What to produce
Write out the listing below exactly, and omit any images you find in it.

Data

^^^^^^^^^^^^^^^^

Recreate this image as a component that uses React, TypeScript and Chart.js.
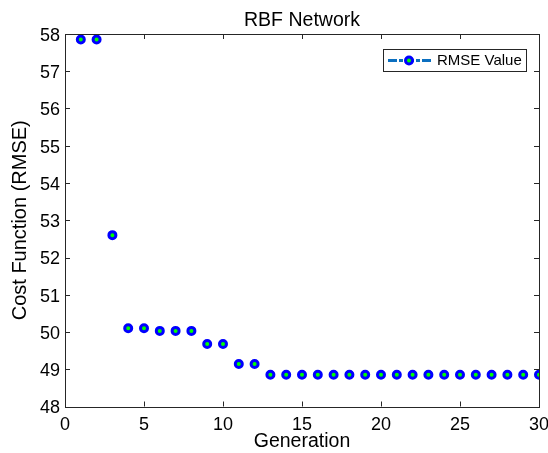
import React, { useEffect, useRef } from "react";
import { Chart, registerables } from "chart.js";

Chart.register(...registerables);

const generations = [1, 2, 3, 4, 5, 6, 7, 8, 9, 10, 11, 12, 13, 14, 15, 16, 17, 18, 19, 20, 21, 22, 23, 24, 25, 26, 27, 28, 29, 30];
const rmseValues = [57.85, 57.85, 52.6, 50.1, 50.1, 50.03, 50.03, 50.03, 49.68, 49.68, 49.14, 49.14, 48.85, 48.85, 48.85, 48.85, 48.85, 48.85, 48.85, 48.85, 48.85, 48.85, 48.85, 48.85, 48.85, 48.85, 48.85, 48.85, 48.85, 48.85];
const chartTitle = "RBF Network";
const xTitle = "Generation";
const yTitle = "Cost Function (RMSE)";
const legendLabel = "RMSE Value";

const FONT = "'Liberation Sans', Arial, Helvetica, sans-serif";
const AXIS_COLOR = "#262626";
const MARKER_EDGE = "#0000ff";
const MARKER_FACE = "#00ff00";
const LEGEND_LINE = "#0b6fc0";

const matlabPlugin = {
  id: "matlabBox",
  afterDraw(chart: any) {
    const ctx = chart.ctx;
    const { left, right, top, bottom } = chart.chartArea;
    const xs = chart.scales.x;
    const ys = chart.scales.y;
    ctx.save();
    ctx.strokeStyle = AXIS_COLOR;
    ctx.lineWidth = 1;
    ctx.strokeRect(Math.round(left) + 0.5, Math.round(top) + 0.5, Math.round(right - left), Math.round(bottom - top));
    const tl = 5;
    ctx.beginPath();
    xs.ticks.forEach((t: any) => {
      const px = Math.round(xs.getPixelForValue(t.value)) + 0.5;
      ctx.moveTo(px, bottom);
      ctx.lineTo(px, bottom - tl);
      ctx.moveTo(px, top);
      ctx.lineTo(px, top + tl);
    });
    ys.ticks.forEach((t: any) => {
      const py = Math.round(ys.getPixelForValue(t.value)) + 0.5;
      ctx.moveTo(left, py);
      ctx.lineTo(left + tl, py);
      ctx.moveTo(right, py);
      ctx.lineTo(right - tl, py);
    });
    ctx.stroke();

    ctx.fillStyle = "#000";
    ctx.font = `19.5px ${FONT}`;
    ctx.textAlign = "center";
    ctx.textBaseline = "middle";
    ctx.fillText(chartTitle, (left + right) / 2, 21);

    const bx = 383, by = 49, bw = 143, bh = 22;
    ctx.fillStyle = "#fff";
    ctx.fillRect(bx, by, bw, bh);
    ctx.strokeStyle = AXIS_COLOR;
    ctx.lineWidth = 1;
    ctx.strokeRect(bx + 0.5, by + 0.5, bw, bh);
    const ly = by + bh / 2 + 0.5;
    ctx.strokeStyle = LEGEND_LINE;
    ctx.lineWidth = 3;
    ctx.setLineDash([9, 2, 4, 2]);
    ctx.beginPath();
    ctx.moveTo(bx + 5, ly);
    ctx.lineTo(bx + 49, ly);
    ctx.stroke();
    ctx.setLineDash([]);
    const mx = bx + 26;
    ctx.beginPath();
    ctx.arc(mx, ly, 3.5, 0, Math.PI * 2);
    ctx.fillStyle = MARKER_FACE;
    ctx.fill();
    ctx.lineWidth = 3;
    ctx.strokeStyle = MARKER_EDGE;
    ctx.stroke();
    ctx.fillStyle = "#000";
    ctx.font = `15px ${FONT}`;
    ctx.textAlign = "left";
    ctx.textBaseline = "middle";
    ctx.fillText(legendLabel, bx + 54, ly);
    ctx.restore();
  },
};

export default function App() {
  const ref = useRef<HTMLCanvasElement | null>(null);
  useEffect(() => {
    if (!ref.current) return;
    const chart = new Chart(ref.current, {
      type: "scatter",
      data: {
        datasets: [
          {
            label: legendLabel,
            data: generations.map((g, i) => ({ x: g, y: rmseValues[i] })),
            showLine: false,
            pointRadius: 3.5,
            pointBorderWidth: 3,
            pointBorderColor: MARKER_EDGE,
            pointBackgroundColor: MARKER_FACE,
            pointHoverRadius: 3.5,
          },
        ],
      },
      options: {
        animation: false,
        responsive: false,
        maintainAspectRatio: false,
        devicePixelRatio: 1,
        layout: { padding: { top: 34, right: 9, left: 0, bottom: 0 } },
        plugins: {
          legend: { display: false },
          title: { display: false },
          tooltip: { enabled: false },
        },
        scales: {
          x: {
            type: "linear",
            min: 0,
            max: 30,
            border: { display: false },
            grid: { display: false, drawTicks: false },
            ticks: { stepSize: 5, color: "#000", padding: 8, font: { family: FONT, size: 18 }, maxRotation: 0 },
            title: { display: true, text: xTitle, color: "#000", font: { family: FONT, size: 19.5, lineHeight: 1.2 }, padding: 0 },
            afterFit: (s: any) => { s.height = 46.5; s.paddingLeft = 0; s.paddingRight = 0; },
          },
          y: {
            type: "linear",
            min: 48,
            max: 58,
            border: { display: false },
            grid: { display: false, drawTicks: false },
            ticks: { stepSize: 1, color: "#000", padding: 5, labelOffset: 2, font: { family: FONT, size: 18 } },
            title: { display: true, text: yTitle, color: "#000", font: { family: FONT, size: 20, lineHeight: 1.2 }, padding: { top: 8, bottom: 0 } },
            afterFit: (s: any) => { s.width = 65; s.paddingTop = 0; s.paddingBottom = 0; },
          },
        },
      },
      plugins: [matlabPlugin],
    });
    return () => chart.destroy();
  }, []);
  return (
    <div style={{ position: "fixed", left: 0, top: 0, width: 548, height: 453, background: "#fff" }}>
      <canvas ref={ref} width={548} height={453} style={{ display: "block" }} />
    </div>
  );
}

^^^^^^^^^^^^^^^^

Task answer
Recreate this image as a component that uses React, TypeScript and Chart.js.
import React, { useEffect, useRef } from "react";
import { Chart, registerables } from "chart.js";

Chart.register(...registerables);

const generations = [1, 2, 3, 4, 5, 6, 7, 8, 9, 10, 11, 12, 13, 14, 15, 16, 17, 18, 19, 20, 21, 22, 23, 24, 25, 26, 27, 28, 29, 30];
const rmseValues = [57.85, 57.85, 52.6, 50.1, 50.1, 50.03, 50.03, 50.03, 49.68, 49.68, 49.14, 49.14, 48.85, 48.85, 48.85, 48.85, 48.85, 48.85, 48.85, 48.85, 48.85, 48.85, 48.85, 48.85, 48.85, 48.85, 48.85, 48.85, 48.85, 48.85];
const chartTitle = "RBF Network";
const xTitle = "Generation";
const yTitle = "Cost Function (RMSE)";
const legendLabel = "RMSE Value";

const FONT = "'Liberation Sans', Arial, Helvetica, sans-serif";
const AXIS_COLOR = "#262626";
const MARKER_EDGE = "#0000ff";
const MARKER_FACE = "#00ff00";
const LEGEND_LINE = "#0b6fc0";

const matlabPlugin = {
  id: "matlabBox",
  afterDraw(chart: any) {
    const ctx = chart.ctx;
    const { left, right, top, bottom } = chart.chartArea;
    const xs = chart.scales.x;
    const ys = chart.scales.y;
    ctx.save();
    ctx.strokeStyle = AXIS_COLOR;
    ctx.lineWidth = 1;
    ctx.strokeRect(Math.round(left) + 0.5, Math.round(top) + 0.5, Math.round(right - left), Math.round(bottom - top));
    const tl = 5;
    ctx.beginPath();
    xs.ticks.forEach((t: any) => {
      const px = Math.round(xs.getPixelForValue(t.value)) + 0.5;
      ctx.moveTo(px, bottom);
      ctx.lineTo(px, bottom - tl);
      ctx.moveTo(px, top);
      ctx.lineTo(px, top + tl);
    });
    ys.ticks.forEach((t: any) => {
      const py = Math.round(ys.getPixelForValue(t.value)) + 0.5;
      ctx.moveTo(left, py);
      ctx.lineTo(left + tl, py);
      ctx.moveTo(right, py);
      ctx.lineTo(right - tl, py);
    });
    ctx.stroke();

    ctx.fillStyle = "#000";
    ctx.font = `19.5px ${FONT}`;
    ctx.textAlign = "center";
    ctx.textBaseline = "middle";
    ctx.fillText(chartTitle, (left + right) / 2, 21);

    const bx = 383, by = 49, bw = 143, bh = 22;
    ctx.fillStyle = "#fff";
    ctx.fillRect(bx, by, bw, bh);
    ctx.strokeStyle = AXIS_COLOR;
    ctx.lineWidth = 1;
    ctx.strokeRect(bx + 0.5, by + 0.5, bw, bh);
    const ly = by + bh / 2 + 0.5;
    ctx.strokeStyle = LEGEND_LINE;
    ctx.lineWidth = 3;
    ctx.setLineDash([9, 2, 4, 2]);
    ctx.beginPath();
    ctx.moveTo(bx + 5, ly);
    ctx.lineTo(bx + 49, ly);
    ctx.stroke();
    ctx.setLineDash([]);
    const mx = bx + 26;
    ctx.beginPath();
    ctx.arc(mx, ly, 3.5, 0, Math.PI * 2);
    ctx.fillStyle = MARKER_FACE;
    ctx.fill();
    ctx.lineWidth = 3;
    ctx.strokeStyle = MARKER_EDGE;
    ctx.stroke();
    ctx.fillStyle = "#000";
    ctx.font = `15px ${FONT}`;
    ctx.textAlign = "left";
    ctx.textBaseline = "middle";
    ctx.fillText(legendLabel, bx + 54, ly);
    ctx.restore();
  },
};

export default function App() {
  const ref = useRef<HTMLCanvasElement | null>(null);
  useEffect(() => {
    if (!ref.current) return;
    const chart = new Chart(ref.current, {
      type: "scatter",
      data: {
        datasets: [
          {
            label: legendLabel,
            data: generations.map((g, i) => ({ x: g, y: rmseValues[i] })),
            showLine: false,
            pointRadius: 3.5,
            pointBorderWidth: 3,
            pointBorderColor: MARKER_EDGE,
            pointBackgroundColor: MARKER_FACE,
            pointHoverRadius: 3.5,
          },
        ],
      },
      options: {
        animation: false,
        responsive: false,
        maintainAspectRatio: false,
        devicePixelRatio: 1,
        layout: { padding: { top: 34, right: 9, left: 0, bottom: 0 } },
        plugins: {
          legend: { display: false },
          title: { display: false },
          tooltip: { enabled: false },
        },
        scales: {
          x: {
            type: "linear",
            min: 0,
            max: 30,
            border: { display: false },
            grid: { display: false, drawTicks: false },
            ticks: { stepSize: 5, color: "#000", padding: 8, font: { family: FONT, size: 18 }, maxRotation: 0 },
            title: { display: true, text: xTitle, color: "#000", font: { family: FONT, size: 19.5, lineHeight: 1.2 }, padding: 0 },
            afterFit: (s: any) => { s.height = 46.5; s.paddingLeft = 0; s.paddingRight = 0; },
          },
          y: {
            type: "linear",
            min: 48,
            max: 58,
            border: { display: false },
            grid: { display: false, drawTicks: false },
            ticks: { stepSize: 1, color: "#000", padding: 5, labelOffset: 2, font: { family: FONT, size: 18 } },
            title: { display: true, text: yTitle, color: "#000", font: { family: FONT, size: 20, lineHeight: 1.2 }, padding: { top: 8, bottom: 0 } },
            afterFit: (s: any) => { s.width = 65; s.paddingTop = 0; s.paddingBottom = 0; },
          },
        },
      },
      plugins: [matlabPlugin],
    });
    return () => chart.destroy();
  }, []);
  return (
    <div style={{ position: "fixed", left: 0, top: 0, width: 548, height: 453, background: "#fff" }}>
      <canvas ref={ref} width={548} height={453} style={{ display: "block" }} />
    </div>
  );
}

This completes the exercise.